>> BEGIN Record extracts

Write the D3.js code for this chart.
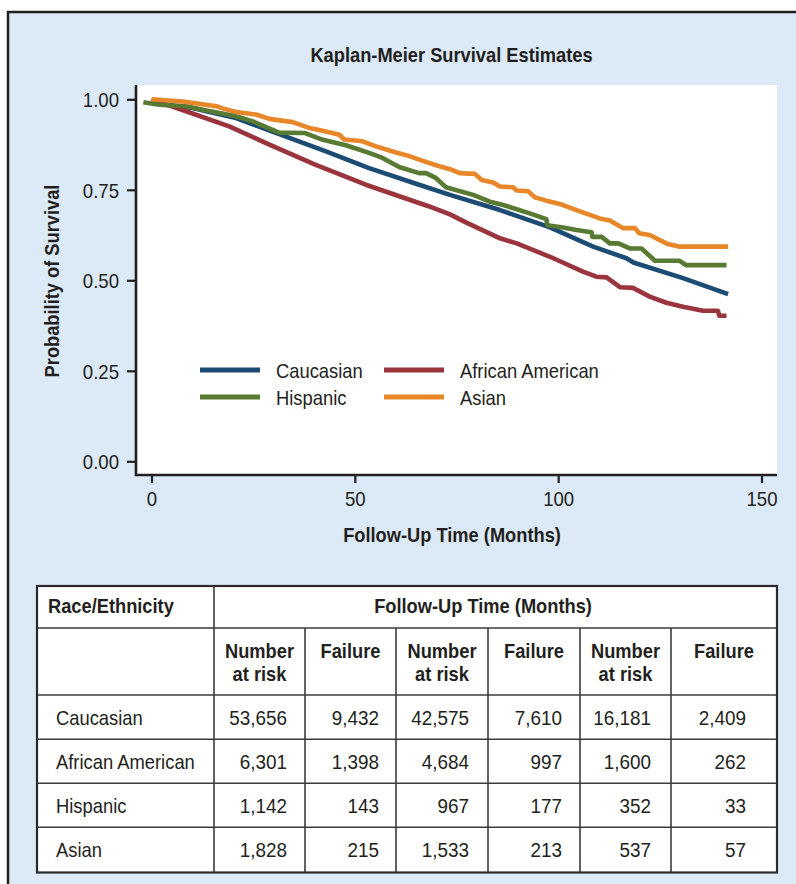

>> END Record extracts
>> BEGIN Record extracts

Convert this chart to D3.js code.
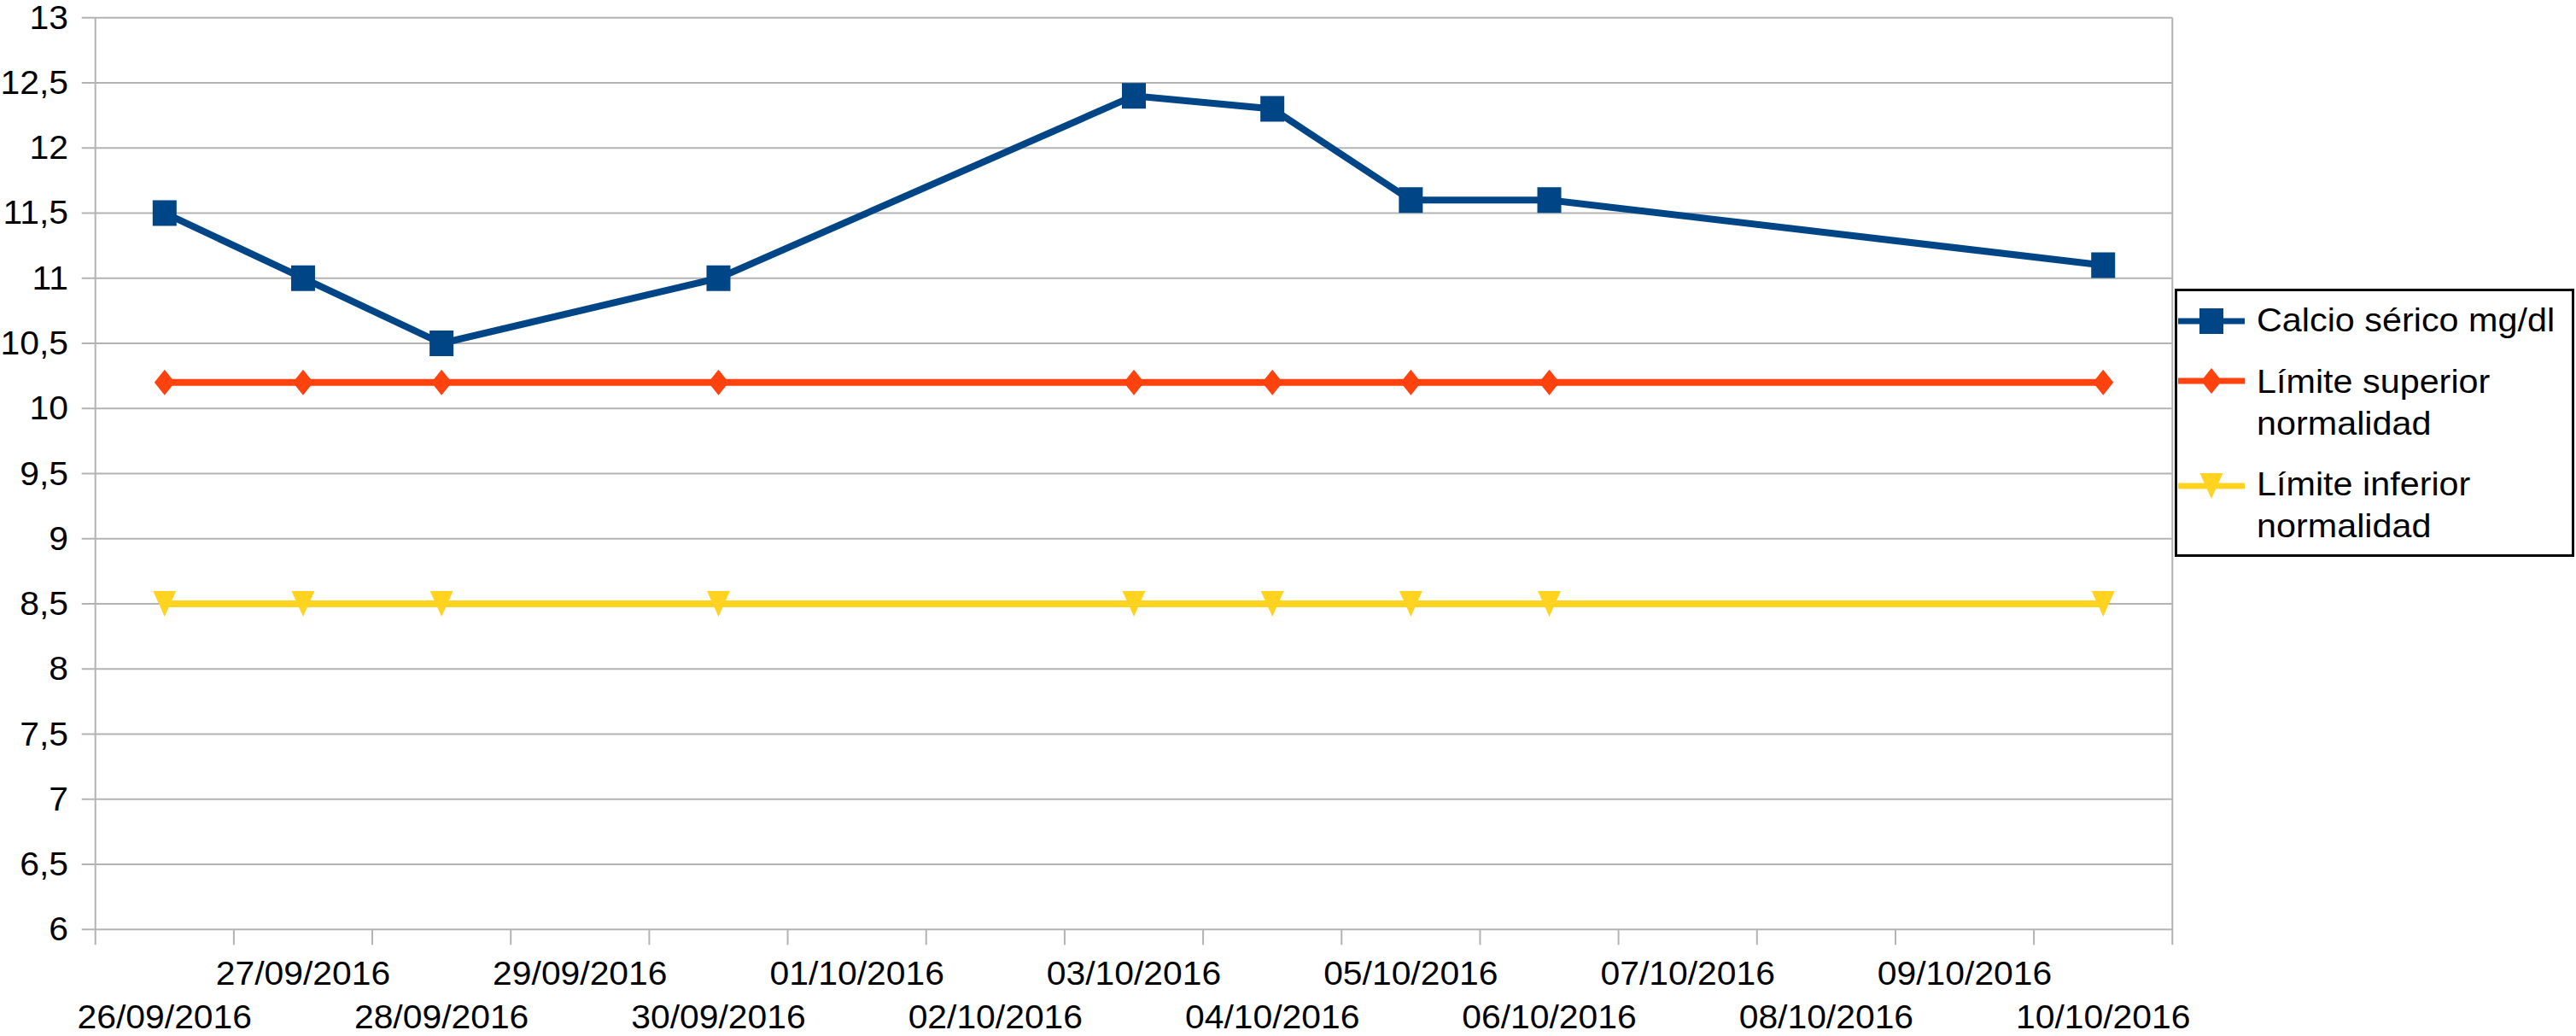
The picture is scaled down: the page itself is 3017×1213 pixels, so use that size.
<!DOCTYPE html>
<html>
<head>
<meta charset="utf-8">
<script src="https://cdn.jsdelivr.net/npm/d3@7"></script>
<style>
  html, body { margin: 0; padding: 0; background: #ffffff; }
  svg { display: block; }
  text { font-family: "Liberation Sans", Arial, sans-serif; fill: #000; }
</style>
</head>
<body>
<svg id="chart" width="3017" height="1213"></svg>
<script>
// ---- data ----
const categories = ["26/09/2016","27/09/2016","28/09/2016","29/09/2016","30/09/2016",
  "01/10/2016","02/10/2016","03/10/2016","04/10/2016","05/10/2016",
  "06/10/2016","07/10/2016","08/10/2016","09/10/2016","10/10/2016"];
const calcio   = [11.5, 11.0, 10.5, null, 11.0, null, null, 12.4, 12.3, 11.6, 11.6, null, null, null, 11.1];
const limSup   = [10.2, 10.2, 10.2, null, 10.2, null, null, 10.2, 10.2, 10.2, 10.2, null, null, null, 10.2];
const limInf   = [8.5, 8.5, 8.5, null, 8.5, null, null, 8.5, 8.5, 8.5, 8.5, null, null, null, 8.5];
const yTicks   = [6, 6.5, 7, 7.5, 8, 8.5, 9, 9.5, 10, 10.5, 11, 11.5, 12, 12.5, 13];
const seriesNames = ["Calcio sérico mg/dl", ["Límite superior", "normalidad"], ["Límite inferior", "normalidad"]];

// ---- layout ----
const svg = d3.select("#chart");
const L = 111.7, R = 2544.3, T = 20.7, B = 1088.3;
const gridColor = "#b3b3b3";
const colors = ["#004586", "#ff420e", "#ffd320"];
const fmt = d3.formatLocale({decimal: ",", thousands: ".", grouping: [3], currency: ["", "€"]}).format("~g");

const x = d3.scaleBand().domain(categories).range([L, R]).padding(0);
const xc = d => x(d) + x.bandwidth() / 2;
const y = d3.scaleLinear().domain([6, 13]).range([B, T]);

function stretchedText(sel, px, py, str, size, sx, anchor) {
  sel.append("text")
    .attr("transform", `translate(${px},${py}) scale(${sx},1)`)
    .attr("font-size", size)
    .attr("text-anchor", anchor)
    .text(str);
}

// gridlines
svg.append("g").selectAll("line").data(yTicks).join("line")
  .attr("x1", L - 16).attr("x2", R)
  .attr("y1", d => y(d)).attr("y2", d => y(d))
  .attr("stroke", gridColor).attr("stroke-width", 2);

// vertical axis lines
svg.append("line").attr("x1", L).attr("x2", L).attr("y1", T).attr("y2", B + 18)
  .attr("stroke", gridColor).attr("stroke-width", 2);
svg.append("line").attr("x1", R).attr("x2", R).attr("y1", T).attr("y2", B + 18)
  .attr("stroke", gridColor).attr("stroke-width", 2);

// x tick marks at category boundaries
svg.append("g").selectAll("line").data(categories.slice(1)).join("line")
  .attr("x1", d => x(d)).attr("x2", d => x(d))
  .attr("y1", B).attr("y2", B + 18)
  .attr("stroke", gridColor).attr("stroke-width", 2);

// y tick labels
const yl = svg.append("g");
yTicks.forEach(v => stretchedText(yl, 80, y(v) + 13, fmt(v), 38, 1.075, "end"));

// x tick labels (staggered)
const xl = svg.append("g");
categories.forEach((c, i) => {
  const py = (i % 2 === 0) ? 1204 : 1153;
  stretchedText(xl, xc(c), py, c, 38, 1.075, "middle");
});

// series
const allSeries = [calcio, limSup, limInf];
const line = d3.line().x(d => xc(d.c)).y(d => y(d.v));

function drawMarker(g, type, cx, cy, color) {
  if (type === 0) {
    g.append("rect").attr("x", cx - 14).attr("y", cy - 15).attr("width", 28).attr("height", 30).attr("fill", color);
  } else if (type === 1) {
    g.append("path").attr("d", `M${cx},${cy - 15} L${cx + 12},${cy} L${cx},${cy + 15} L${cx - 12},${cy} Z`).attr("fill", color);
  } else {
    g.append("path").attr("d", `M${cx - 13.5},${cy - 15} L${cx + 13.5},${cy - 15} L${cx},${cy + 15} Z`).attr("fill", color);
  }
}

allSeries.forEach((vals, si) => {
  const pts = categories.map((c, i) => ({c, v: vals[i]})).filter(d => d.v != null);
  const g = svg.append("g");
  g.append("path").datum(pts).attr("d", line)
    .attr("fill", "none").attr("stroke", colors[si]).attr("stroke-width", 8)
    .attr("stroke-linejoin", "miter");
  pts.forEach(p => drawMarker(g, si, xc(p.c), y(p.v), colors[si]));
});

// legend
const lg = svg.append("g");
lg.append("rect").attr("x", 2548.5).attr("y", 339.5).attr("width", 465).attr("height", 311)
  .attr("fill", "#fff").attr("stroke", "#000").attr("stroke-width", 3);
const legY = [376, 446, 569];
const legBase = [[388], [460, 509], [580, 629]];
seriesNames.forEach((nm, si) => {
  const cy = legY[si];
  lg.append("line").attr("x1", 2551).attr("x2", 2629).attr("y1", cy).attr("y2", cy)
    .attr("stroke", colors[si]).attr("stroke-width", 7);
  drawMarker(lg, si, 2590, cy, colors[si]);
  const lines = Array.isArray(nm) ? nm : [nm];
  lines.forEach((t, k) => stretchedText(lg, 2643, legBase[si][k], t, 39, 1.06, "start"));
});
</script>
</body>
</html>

>> END Record extracts

● **The request**: Give the number of lines in the listing above that contain "size", and nothing else.

● **Task answer**: 3